» Aim
Copy exactly the lines from the beginning of the data down to and including the line holding "7.001, 7.845]", without any pictures.

------------------------

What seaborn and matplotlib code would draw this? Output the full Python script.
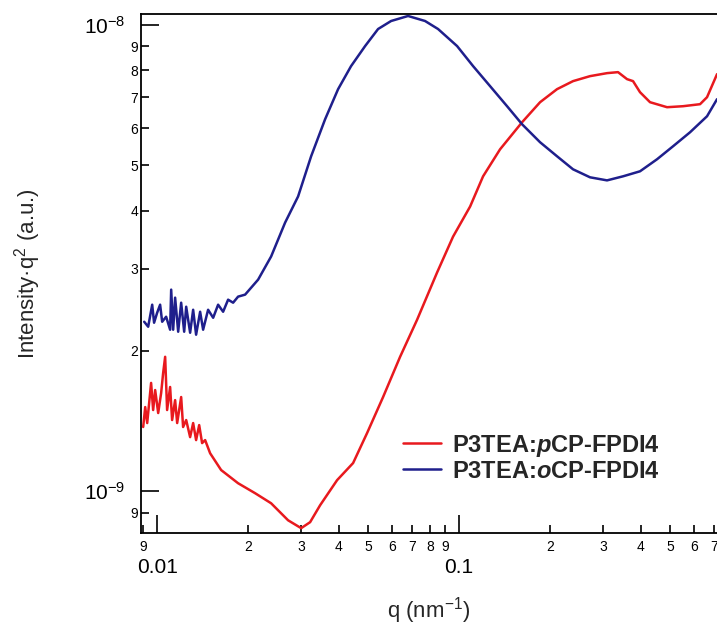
import numpy as np
import pandas as pd
import seaborn as sns
import matplotlib
matplotlib.use("Agg")
import matplotlib.pyplot as plt

# SAXS data (Intensity*q^2, units of 1e-9 a.u.)
q_para = [0.00899, 0.00913, 0.00927, 0.00955, 0.00970, 0.00985, 0.01008, 0.01031,
          0.01047, 0.01063, 0.01079, 0.01104, 0.01121, 0.01147, 0.01165, 0.01201,
          0.01219, 0.01248, 0.01286, 0.01316, 0.01346, 0.01378, 0.01409, 0.01442,
          0.01498, 0.01629, 0.01854, 0.02111, 0.02385, 0.02715, 0.02999, 0.03211,
          0.03466, 0.03945, 0.04457, 0.04960, 0.05602, 0.06378, 0.07261, 0.08455,
          0.09553, 0.1088, 0.1201, 0.1367, 0.1617, 0.1855, 0.2111, 0.2385, 0.2715,
          0.3091, 0.3361, 0.3600, 0.3769, 0.3975, 0.4290, 0.4885, 0.5519, 0.6283,
          0.6627, 0.7152]
i_para = [1.373, 1.515, 1.400, 1.707, 1.493, 1.648, 1.471, 1.624,
          1.794, 1.942, 1.493, 1.673, 1.421, 1.568, 1.400, 1.592,
          1.373, 1.421, 1.306, 1.400, 1.287, 1.386, 1.268, 1.287,
          1.206, 1.110, 1.040, 0.990, 0.942, 0.866, 0.833, 0.858,
          0.933, 1.056, 1.149, 1.333, 1.592, 1.942, 2.332, 2.944,
          3.516, 4.080, 4.736, 5.412, 6.186, 6.830, 7.284, 7.579, 7.768,
          7.884, 7.923, 7.654, 7.579, 7.176, 6.830, 6.663, 6.696, 6.763,
          7.001, 7.845]

q_ortho = [0.00906, 0.00934, 0.00963, 0.00977, 0.01000, 0.01023, 0.01039, 0.01071,
           0.01104, 0.01113, 0.01130, 0.01147, 0.01174, 0.01201, 0.01229, 0.01248,
           0.01286, 0.01316, 0.01346, 0.01388, 0.01420, 0.01475, 0.01533, 0.01592,
           0.01654, 0.01718, 0.01785, 0.01854, 0.01956, 0.02160, 0.02385, 0.02654,
           0.02930, 0.03236, 0.03600, 0.03975, 0.04388, 0.04885, 0.05392, 0.05955,
           0.06778, 0.07716, 0.08520, 0.09849, 0.1113, 0.1267, 0.1442, 0.1617,
           0.1855, 0.2111, 0.2385, 0.2715, 0.3091, 0.3492, 0.3975, 0.4525, 0.5114,
           0.5821, 0.6627, 0.7152]
i_ortho = [2.309, 2.253, 2.512, 2.298, 2.414, 2.512, 2.309, 2.367,
           2.220, 2.706, 2.220, 2.601, 2.198, 2.537, 2.198, 2.487,
           2.187, 2.450, 2.166, 2.426, 2.220, 2.450, 2.355, 2.512,
           2.426, 2.575, 2.537, 2.614, 2.640, 2.843, 3.187, 3.769,
           4.288, 5.229, 6.278, 7.284, 8.162, 9.013, 9.804, 10.200,
           10.456, 10.200, 9.804, 9.013, 8.162, 7.393, 6.696, 6.125,
           5.604, 5.229, 4.903, 4.713, 4.642, 4.736, 4.855, 5.152, 5.494,
           5.887, 6.372, 6.932]

label_para = r"P3TEA:$\mathbfit{p}$CP-FPDI4"
label_ortho = r"P3TEA:$\mathbfit{o}$CP-FPDI4"

x_major = [0.01, 0.1]
x_major_labels = ["0.01", "0.1"]
x_minor = [0.009, 0.02, 0.03, 0.04, 0.05, 0.06, 0.07, 0.08, 0.09,
           0.2, 0.3, 0.4, 0.5, 0.6, 0.7]
x_minor_labels = ["9", "2", "3", "4", "5", "6", "7", "8", "9",
                  "2", "3", "4", "5", "6", "7"]
y_major = [1e-9, 1e-8]
y_major_labels = [r"$10^{-9}$", r"$10^{-8}$"]
y_minor = [9e-10, 2e-9, 3e-9, 4e-9, 5e-9, 6e-9, 7e-9, 8e-9, 9e-9]
y_minor_labels = ["9", "2", "3", "4", "5", "6", "7", "8", "9"]

df = pd.concat([
    pd.DataFrame({"q": q_para, "I": np.array(i_para) * 1e-9, "sample": label_para}),
    pd.DataFrame({"q": q_ortho, "I": np.array(i_ortho) * 1e-9, "sample": label_ortho}),
])

sns.set_style("ticks")
plt.rcParams["font.family"] = ["Liberation Sans", "DejaVu Sans"]
plt.rcParams["axes.unicode_minus"] = False
plt.rcParams["mathtext.fontset"] = "custom"
plt.rcParams["mathtext.rm"] = "Liberation Sans"
plt.rcParams["mathtext.it"] = "Liberation Sans:italic"
plt.rcParams["mathtext.bf"] = "Liberation Sans:bold"
plt.rcParams["mathtext.bfit"] = "Liberation Sans:bold:italic"

fig = plt.figure(figsize=(7.17, 6.24), dpi=100)
ax = fig.add_axes([0.1962, 0.1453, 0.8038, 0.8323])

sns.lineplot(data=df, x="q", y="I", hue="sample", ax=ax,
             hue_order=[label_para, label_ortho],
             palette={label_para: "#e8191e", label_ortho: "#1f1f8c"},
             estimator=None, sort=False, linewidth=1.8)

ax.set_xscale("log")
ax.set_yscale("log")
ax.set_xlim(0.00882, 0.715)
ax.set_ylim(8.12e-10, 1.056e-8)

ax.set_xticks(x_major, x_major_labels)
ax.set_xticks(x_minor, x_minor_labels, minor=True)
ax.set_yticks(y_major, y_major_labels)
ax.set_yticks(y_minor, y_minor_labels, minor=True)

ax.tick_params(which="both", direction="in", width=1.2, colors="black")
ax.tick_params(axis="x", which="major", length=13, labelsize=15, pad=18)
ax.tick_params(axis="x", which="minor", length=6, labelsize=10, pad=5)
ax.tick_params(axis="y", which="major", length=13, labelsize=15, pad=11)
ax.tick_params(axis="y", which="minor", length=6, labelsize=10, pad=2)

for side in ["left", "bottom", "top"]:
    ax.spines[side].set_linewidth(1.3)
    ax.spines[side].set_color("black")
ax.spines["right"].set_visible(False)

ax.set_xlabel(r"q (nm$^{-1}$)", fontsize=16)
ax.set_ylabel(r"Intensity·q$^{2}$ (a.u.)", fontsize=16)
ax.xaxis.set_label_coords(0.5, -0.118)
ax.yaxis.set_label_coords(-0.17, 0.5)

ax.legend(loc="upper left", bbox_to_anchor=(0.456, 0.194), frameon=False,
          prop={"weight": "bold", "size": 17}, handlelength=1.6,
          handletextpad=0.45, labelspacing=0.05, borderpad=0, borderaxespad=0)

fig.savefig("out.png", dpi=100)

------------------------

» Task response
What seaborn and matplotlib code would draw this? Output the full Python script.
import numpy as np
import pandas as pd
import seaborn as sns
import matplotlib
matplotlib.use("Agg")
import matplotlib.pyplot as plt

# SAXS data (Intensity*q^2, units of 1e-9 a.u.)
q_para = [0.00899, 0.00913, 0.00927, 0.00955, 0.00970, 0.00985, 0.01008, 0.01031,
          0.01047, 0.01063, 0.01079, 0.01104, 0.01121, 0.01147, 0.01165, 0.01201,
          0.01219, 0.01248, 0.01286, 0.01316, 0.01346, 0.01378, 0.01409, 0.01442,
          0.01498, 0.01629, 0.01854, 0.02111, 0.02385, 0.02715, 0.02999, 0.03211,
          0.03466, 0.03945, 0.04457, 0.04960, 0.05602, 0.06378, 0.07261, 0.08455,
          0.09553, 0.1088, 0.1201, 0.1367, 0.1617, 0.1855, 0.2111, 0.2385, 0.2715,
          0.3091, 0.3361, 0.3600, 0.3769, 0.3975, 0.4290, 0.4885, 0.5519, 0.6283,
          0.6627, 0.7152]
i_para = [1.373, 1.515, 1.400, 1.707, 1.493, 1.648, 1.471, 1.624,
          1.794, 1.942, 1.493, 1.673, 1.421, 1.568, 1.400, 1.592,
          1.373, 1.421, 1.306, 1.400, 1.287, 1.386, 1.268, 1.287,
          1.206, 1.110, 1.040, 0.990, 0.942, 0.866, 0.833, 0.858,
          0.933, 1.056, 1.149, 1.333, 1.592, 1.942, 2.332, 2.944,
          3.516, 4.080, 4.736, 5.412, 6.186, 6.830, 7.284, 7.579, 7.768,
          7.884, 7.923, 7.654, 7.579, 7.176, 6.830, 6.663, 6.696, 6.763,
          7.001, 7.845]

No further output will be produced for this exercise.